Leonetti might best be known at this point for directing the 2017 horror film Wish Upon, a film so hilariously unscary that it has become a ‘so bad it’s good’ favourite among those like Ed Wood and Tommy Wiseau, but that’s more than what can be said about his 2019 Netflix horror film The Silence, a ripoff of A Quiet Place that was instantly forgotten, despite the involvement of Stanley Tucci and Kiernan Shipka.
Tyler Perry

Tyler Perry has been involved in some pretty negative press lately, but his output as a director might actually be damaging to culture at large. Perry has created a business model of making cheap films aimed at Black audiences that offer nothing but stereotypes and derogatory depictions, as he sees African-American culture as just a means to make crude comedies and tell melodramatic romantic thrillers.

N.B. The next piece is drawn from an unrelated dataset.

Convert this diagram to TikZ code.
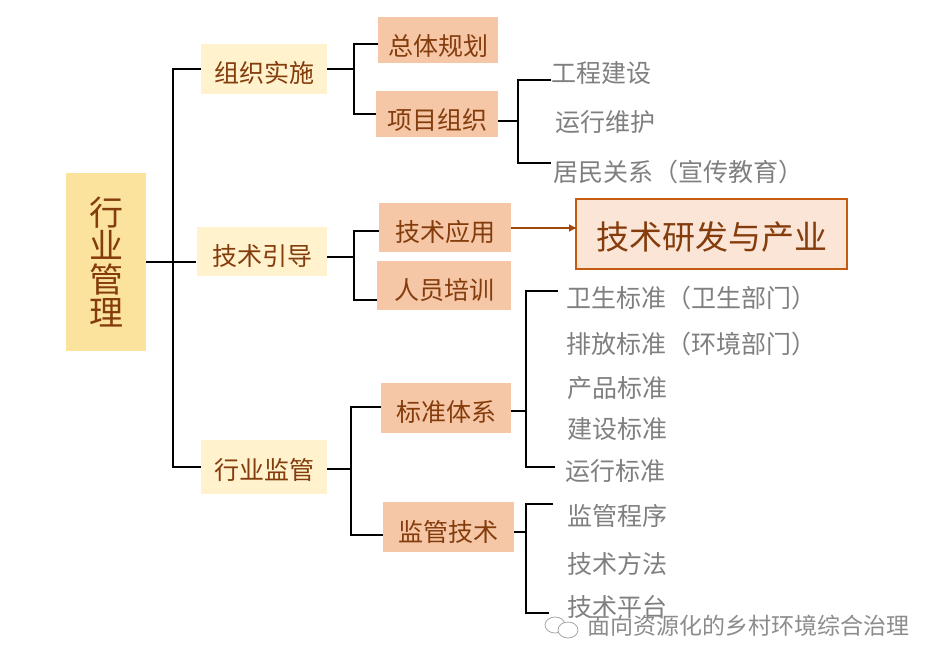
\documentclass[tikz,border=0pt]{standalone}
\usepackage{fontspec}
\setmainfont{Noto Sans CJK SC}
\usepackage{tikz}
\usetikzlibrary{arrows.meta}
\definecolor{rootfill}{HTML}{FBE29D}
\definecolor{midfill}{HTML}{FFF2CC}
\definecolor{subfill}{HTML}{F6C7A6}
\definecolor{bigfill}{HTML}{FBE5D6}
\definecolor{bigline}{HTML}{C55A11}
\definecolor{brown}{HTML}{843C0C}
\definecolor{leafgray}{HTML}{7F7F7F}
\newcommand{\lowtext}[2]{\raisebox{-#1pt}[\height][\depth]{#2}}
\tikzset{
  rootbox/.style={rectangle, fill=rootfill, text=brown, inner sep=0pt, align=center,
    font=\fontsize{34}{33.5}\selectfont},
  midbox/.style={rectangle, fill=midfill, text=brown, inner sep=0pt,
    font=\fontsize{25}{25}\selectfont},
  subbox/.style={rectangle, fill=subfill, text=brown, inner sep=0pt,
    font=\fontsize{25}{25}\selectfont},
  bigbox/.style={rectangle, draw=bigline, line width=1.8pt, fill=bigfill, text=brown, inner sep=0pt,
    font=\fontsize{33}{33}\selectfont},
  leaf/.style={text=leafgray, inner sep=0pt, font=\fontsize{25}{25}\selectfont},
  markname/.style={inner sep=0pt, font=\fontsize{23}{23}\selectfont},
  elbow/.style={draw=black, line width=2pt},
  bubble/.style={draw=gray!70, fill=white, line width=0.8pt}
}
\begin{document}
\begin{tikzpicture}[x=1pt, y=-1pt]
\useasboundingbox (0,0) rectangle (939,668);

\node[rootbox, minimum width=80pt, minimum height=178pt] (root) at (106,262) {行\\业\\管\\理};

\node[midbox, minimum width=126pt, minimum height=50pt] (zuzhi) at (264,69) {\lowtext{4}{组织实施}};
\node[midbox, minimum width=130pt, minimum height=49pt] (yindao) at (262,251.5) {\lowtext{5}{技术引导}};
\node[midbox, minimum width=126pt, minimum height=54pt] (jianguan) at (264,467) {\lowtext{3}{行业监管}};

\node[subbox, minimum width=120pt, minimum height=46pt] (guihua) at (438,40) {\lowtext{6}{总体规划}};
\node[subbox, minimum width=122pt, minimum height=46pt] (xiangmu) at (437,114) {\lowtext{6}{项目组织}};
\node[subbox, minimum width=132pt, minimum height=49pt] (yingyong) at (445,227.5) {\lowtext{4}{技术应用}};
\node[subbox, minimum width=134pt, minimum height=49pt] (peixun) at (444,285.5) {\lowtext{4}{人员培训}};
\node[subbox, minimum width=130pt, minimum height=50pt] (biaozhun) at (446,408) {\lowtext{4}{标准体系}};
\node[subbox, minimum width=131pt, minimum height=50pt] (jstech) at (448.5,527) {\lowtext{5}{监管技术}};

\node[bigbox, minimum width=271pt, minimum height=70pt] (yanfa) at (711.5,234) {\lowtext{3}{技术研发与产业}};

\node[leaf, anchor=west] (gongcheng) at (551,73.5) {工程建设};
\node[leaf, anchor=west] (yunxing) at (555,122) {运行维护};
\node[leaf, anchor=west] (jumin) at (553,172) {居民关系（宣传教育）};
\node[leaf, anchor=west] (weisheng) at (566,297.5) {卫生标准（卫生部门）};
\node[leaf, anchor=west] (paifang) at (566,343.5) {排放标准（环境部门）};
\node[leaf, anchor=west] (chanpin) at (567,388) {产品标准};
\node[leaf, anchor=west] (jianshe) at (567,429.5) {建设标准};
\node[leaf, anchor=west] (yxbz) at (565.5,471) {运行标准};
\node[leaf, anchor=west] (chengxu) at (567,515.5) {监管程序};
\node[leaf, anchor=west] (fangfa) at (567,564) {技术方法};
\node[leaf, anchor=west] (pingtai) at (567,607) {技术平台};

\coordinate (j0) at (173,262);
\coordinate (j0b) at (196,262);
\coordinate (j1) at (354,69);
\coordinate (j2) at (518,121);
\coordinate (j3) at (354,257);
\coordinate (j4) at (526,411);
\coordinate (j5) at (351,469);
\coordinate (j6) at (526,532);
\coordinate (e1) at (378,44);
\coordinate (e2) at (376,114);
\coordinate (e3) at (551,80);
\coordinate (e4) at (551,163);
\coordinate (e5) at (379,231);
\coordinate (e6) at (377,300);
\coordinate (e7) at (381,407);
\coordinate (e8) at (383,535);
\coordinate (e9) at (558,291);
\coordinate (e10) at (555,467);
\coordinate (e11) at (553,504);
\coordinate (e12) at (549,613);
\coordinate (s1) at (327,69);
\coordinate (s2) at (498,121);
\coordinate (s3) at (327,257);
\coordinate (s4) at (511,411);
\coordinate (s5) at (327,469);
\coordinate (s6) at (514,532);
\coordinate (s7) at (201,467);
\coordinate (a1) at (511,228);
\coordinate (a2) at (577,228);

\draw[elbow] (root.east |- j0) -- (j0b);
\draw[elbow] (zuzhi.west) -| (j0) |- (s7);
\draw[elbow] (s1) -- (j1);
\draw[elbow] (e1) -| (j1) |- (e2);
\draw[elbow] (s2) -- (j2);
\draw[elbow] (e3) -| (j2) |- (e4);
\draw[elbow] (s3) -- (j3);
\draw[elbow] (e5) -| (j3) |- (e6);
\draw[elbow] (s4) -- (j4);
\draw[elbow] (e9) -| (j4) |- (e10);
\draw[elbow] (s5) -- (j5);
\draw[elbow] (e7) -| (j5) |- (e8);
\draw[elbow] (s6) -- (j6);
\draw[elbow] (e11) -| (j6) |- (e12);

\draw[draw=bigline!80!black, line width=1.5pt, -{Latex[length=8pt,width=8pt]}] (a1) -- (a2);

\draw[bubble] (555,625) ellipse (10pt and 8pt);
\draw[bubble] (568,630) ellipse (10pt and 8pt);
\node[markname, text=white] (markshade) at (749.5,627) {面向资源化的乡村环境综合治理};
\node[markname, text=gray!90] (markname) at (748.5,626) {面向资源化的乡村环境综合治理};

\end{tikzpicture}
\end{document}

It almost feels as if Perry has contempt for audiences, given that his characters are often as shallow as they are lifeless. The few times he has tried to branch out and make something more ‘serious’ have been embarrassingly shallow, such as the shameless ‘Oscar bait’ films The Six Triple Eight and A Jazzman’s Blues. That Perry often acts in his own films makes them feel even more narcissistic.
Walt Becker

Walt Becker has a truly wild filmography that consists of crude, mean-spirited comedies and films that are ostensibly aimed at kids, even if they are quite disgusting. Van Wilder was so bad that it nearly destroyed Ryan Reynolds’ career, Buying the Cow is one of the most misogynistic films ever made, Wild Hogs is the type of film that promotes the worst American stereotypes, and Old Dogs is a bizarre comedy that featured John Travolta and Robin Williams doing the worst work of their respective careers, which is by no means a small statement.
Despite his inappropriate sensibilities, Becker somehow found himself directing the sequel Alvin and the Chipmunks: The Road Chip and the live-action adaptation of Clifford the Big Red Dog, both of which are films so miscalculated that they didn’t even resonate with their intended audience of children.